# Recorded information
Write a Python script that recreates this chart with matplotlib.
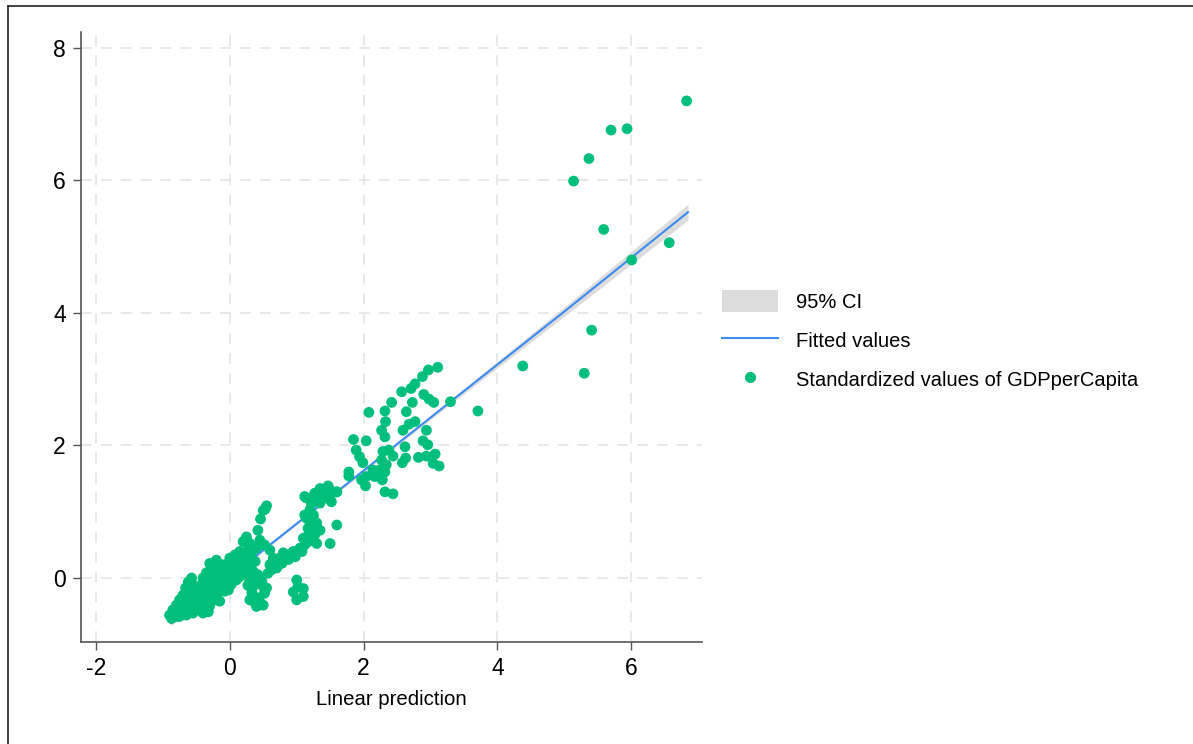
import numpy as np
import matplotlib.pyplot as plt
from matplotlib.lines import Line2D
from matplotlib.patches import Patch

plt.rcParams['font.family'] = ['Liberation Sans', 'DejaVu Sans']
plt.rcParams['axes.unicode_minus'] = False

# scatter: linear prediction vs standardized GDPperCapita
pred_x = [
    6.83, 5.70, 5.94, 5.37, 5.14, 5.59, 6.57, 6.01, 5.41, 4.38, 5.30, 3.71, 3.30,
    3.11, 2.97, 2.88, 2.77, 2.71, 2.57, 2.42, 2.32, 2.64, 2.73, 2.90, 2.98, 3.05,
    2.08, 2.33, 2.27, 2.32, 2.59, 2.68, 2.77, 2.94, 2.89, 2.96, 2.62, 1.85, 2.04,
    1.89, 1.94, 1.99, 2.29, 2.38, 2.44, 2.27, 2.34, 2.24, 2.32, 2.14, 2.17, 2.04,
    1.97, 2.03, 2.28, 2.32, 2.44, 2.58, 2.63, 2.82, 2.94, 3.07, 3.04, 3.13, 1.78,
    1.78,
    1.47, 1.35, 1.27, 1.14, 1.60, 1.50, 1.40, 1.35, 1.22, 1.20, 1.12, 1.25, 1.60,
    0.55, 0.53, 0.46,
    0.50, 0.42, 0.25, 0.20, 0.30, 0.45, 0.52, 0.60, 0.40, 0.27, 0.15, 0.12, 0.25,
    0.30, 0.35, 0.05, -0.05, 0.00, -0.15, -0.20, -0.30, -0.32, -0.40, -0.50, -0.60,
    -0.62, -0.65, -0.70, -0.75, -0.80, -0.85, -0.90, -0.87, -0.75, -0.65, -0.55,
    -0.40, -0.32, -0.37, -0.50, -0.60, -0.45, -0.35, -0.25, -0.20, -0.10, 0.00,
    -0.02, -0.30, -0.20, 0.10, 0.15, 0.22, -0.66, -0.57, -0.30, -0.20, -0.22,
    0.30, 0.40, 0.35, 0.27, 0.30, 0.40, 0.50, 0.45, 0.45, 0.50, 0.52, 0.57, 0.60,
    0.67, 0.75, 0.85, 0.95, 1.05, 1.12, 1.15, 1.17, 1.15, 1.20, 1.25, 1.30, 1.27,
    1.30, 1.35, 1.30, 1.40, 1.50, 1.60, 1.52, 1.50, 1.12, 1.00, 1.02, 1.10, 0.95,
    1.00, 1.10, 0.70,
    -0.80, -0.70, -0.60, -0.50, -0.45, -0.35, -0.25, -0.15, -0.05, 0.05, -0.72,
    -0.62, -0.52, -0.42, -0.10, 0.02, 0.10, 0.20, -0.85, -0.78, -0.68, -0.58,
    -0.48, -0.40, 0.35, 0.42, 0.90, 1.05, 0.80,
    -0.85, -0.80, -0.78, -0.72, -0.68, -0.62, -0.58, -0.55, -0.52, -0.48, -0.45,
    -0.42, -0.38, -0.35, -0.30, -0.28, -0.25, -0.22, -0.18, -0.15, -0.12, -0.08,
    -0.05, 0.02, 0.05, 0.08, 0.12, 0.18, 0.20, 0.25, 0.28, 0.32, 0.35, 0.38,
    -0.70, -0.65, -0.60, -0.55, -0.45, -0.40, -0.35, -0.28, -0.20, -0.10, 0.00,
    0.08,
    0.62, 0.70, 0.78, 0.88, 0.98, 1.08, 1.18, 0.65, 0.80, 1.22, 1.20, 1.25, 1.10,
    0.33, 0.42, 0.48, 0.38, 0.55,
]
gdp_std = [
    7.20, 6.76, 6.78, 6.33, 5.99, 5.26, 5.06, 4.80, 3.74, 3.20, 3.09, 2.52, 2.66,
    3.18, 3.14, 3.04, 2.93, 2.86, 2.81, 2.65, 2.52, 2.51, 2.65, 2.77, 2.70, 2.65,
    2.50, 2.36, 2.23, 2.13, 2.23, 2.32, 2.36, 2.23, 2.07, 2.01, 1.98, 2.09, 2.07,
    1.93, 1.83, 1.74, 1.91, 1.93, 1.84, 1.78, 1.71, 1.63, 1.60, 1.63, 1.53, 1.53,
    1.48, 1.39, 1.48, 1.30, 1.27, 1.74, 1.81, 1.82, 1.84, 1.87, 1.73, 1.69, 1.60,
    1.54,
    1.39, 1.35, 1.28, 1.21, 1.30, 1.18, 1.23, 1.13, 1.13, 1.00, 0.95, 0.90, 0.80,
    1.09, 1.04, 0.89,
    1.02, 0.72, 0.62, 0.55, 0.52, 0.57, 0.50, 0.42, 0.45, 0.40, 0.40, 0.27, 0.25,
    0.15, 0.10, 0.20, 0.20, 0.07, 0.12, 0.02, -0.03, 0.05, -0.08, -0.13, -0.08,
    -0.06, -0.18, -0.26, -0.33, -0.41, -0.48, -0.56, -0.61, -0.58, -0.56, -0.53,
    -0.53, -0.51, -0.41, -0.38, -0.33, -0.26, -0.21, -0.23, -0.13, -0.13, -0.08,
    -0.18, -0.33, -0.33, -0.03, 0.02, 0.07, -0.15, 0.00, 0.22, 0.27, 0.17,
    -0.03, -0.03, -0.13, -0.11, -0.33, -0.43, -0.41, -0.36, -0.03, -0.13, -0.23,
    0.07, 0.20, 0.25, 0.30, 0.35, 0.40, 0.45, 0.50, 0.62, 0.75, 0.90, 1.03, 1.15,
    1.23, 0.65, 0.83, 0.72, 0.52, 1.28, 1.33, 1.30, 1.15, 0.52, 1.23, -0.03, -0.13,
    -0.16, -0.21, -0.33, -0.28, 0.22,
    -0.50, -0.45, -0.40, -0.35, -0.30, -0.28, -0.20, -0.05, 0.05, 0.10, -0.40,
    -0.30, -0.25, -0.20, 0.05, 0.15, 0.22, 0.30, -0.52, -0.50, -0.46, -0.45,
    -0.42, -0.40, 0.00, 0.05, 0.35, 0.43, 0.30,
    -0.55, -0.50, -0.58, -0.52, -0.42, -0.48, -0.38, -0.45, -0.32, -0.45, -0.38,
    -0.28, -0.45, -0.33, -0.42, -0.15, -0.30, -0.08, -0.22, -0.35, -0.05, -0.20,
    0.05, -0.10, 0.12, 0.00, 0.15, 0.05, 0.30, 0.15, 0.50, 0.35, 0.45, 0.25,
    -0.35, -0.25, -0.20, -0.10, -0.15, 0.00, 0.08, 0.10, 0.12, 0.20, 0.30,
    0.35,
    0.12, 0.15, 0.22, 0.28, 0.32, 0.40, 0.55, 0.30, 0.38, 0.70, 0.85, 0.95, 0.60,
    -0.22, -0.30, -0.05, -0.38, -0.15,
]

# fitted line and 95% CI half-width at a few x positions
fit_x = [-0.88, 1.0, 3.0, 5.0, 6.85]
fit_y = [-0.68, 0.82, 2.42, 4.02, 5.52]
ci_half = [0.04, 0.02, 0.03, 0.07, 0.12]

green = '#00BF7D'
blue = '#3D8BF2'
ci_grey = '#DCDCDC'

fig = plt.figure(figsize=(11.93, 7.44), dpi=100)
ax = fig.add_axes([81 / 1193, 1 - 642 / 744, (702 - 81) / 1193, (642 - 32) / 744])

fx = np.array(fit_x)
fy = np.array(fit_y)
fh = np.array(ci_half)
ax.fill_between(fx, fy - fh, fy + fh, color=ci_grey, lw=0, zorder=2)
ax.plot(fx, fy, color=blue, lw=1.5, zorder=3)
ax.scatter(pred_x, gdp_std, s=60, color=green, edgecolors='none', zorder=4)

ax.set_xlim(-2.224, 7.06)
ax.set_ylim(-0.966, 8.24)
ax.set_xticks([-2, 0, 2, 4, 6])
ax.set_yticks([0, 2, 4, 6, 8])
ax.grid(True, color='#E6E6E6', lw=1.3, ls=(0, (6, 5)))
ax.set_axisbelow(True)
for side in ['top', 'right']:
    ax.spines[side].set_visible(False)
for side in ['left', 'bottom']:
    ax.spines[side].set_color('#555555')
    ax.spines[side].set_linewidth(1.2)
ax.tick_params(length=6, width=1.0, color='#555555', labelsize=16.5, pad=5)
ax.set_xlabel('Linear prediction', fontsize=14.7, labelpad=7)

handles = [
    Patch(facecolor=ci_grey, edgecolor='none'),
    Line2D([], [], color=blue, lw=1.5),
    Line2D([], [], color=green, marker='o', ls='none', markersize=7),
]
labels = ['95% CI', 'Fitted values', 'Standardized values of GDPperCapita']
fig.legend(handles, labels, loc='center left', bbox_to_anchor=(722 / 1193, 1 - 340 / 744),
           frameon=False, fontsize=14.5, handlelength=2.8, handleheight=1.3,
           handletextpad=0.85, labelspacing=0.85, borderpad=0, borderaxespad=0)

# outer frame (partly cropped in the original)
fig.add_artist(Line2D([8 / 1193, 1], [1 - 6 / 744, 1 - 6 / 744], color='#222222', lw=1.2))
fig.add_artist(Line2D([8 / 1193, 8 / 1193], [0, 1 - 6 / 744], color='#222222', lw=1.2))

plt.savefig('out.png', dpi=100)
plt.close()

# Problem to solve
In the data above, please extract the lines from the first one through the line with "plt.rcParams['axes.unicode_minus'] = False", exactly, and keep pictures out.

# Solved exercise
Write a Python script that recreates this chart with matplotlib.
import numpy as np
import matplotlib.pyplot as plt
from matplotlib.lines import Line2D
from matplotlib.patches import Patch

plt.rcParams['font.family'] = ['Liberation Sans', 'DejaVu Sans']
plt.rcParams['axes.unicode_minus'] = False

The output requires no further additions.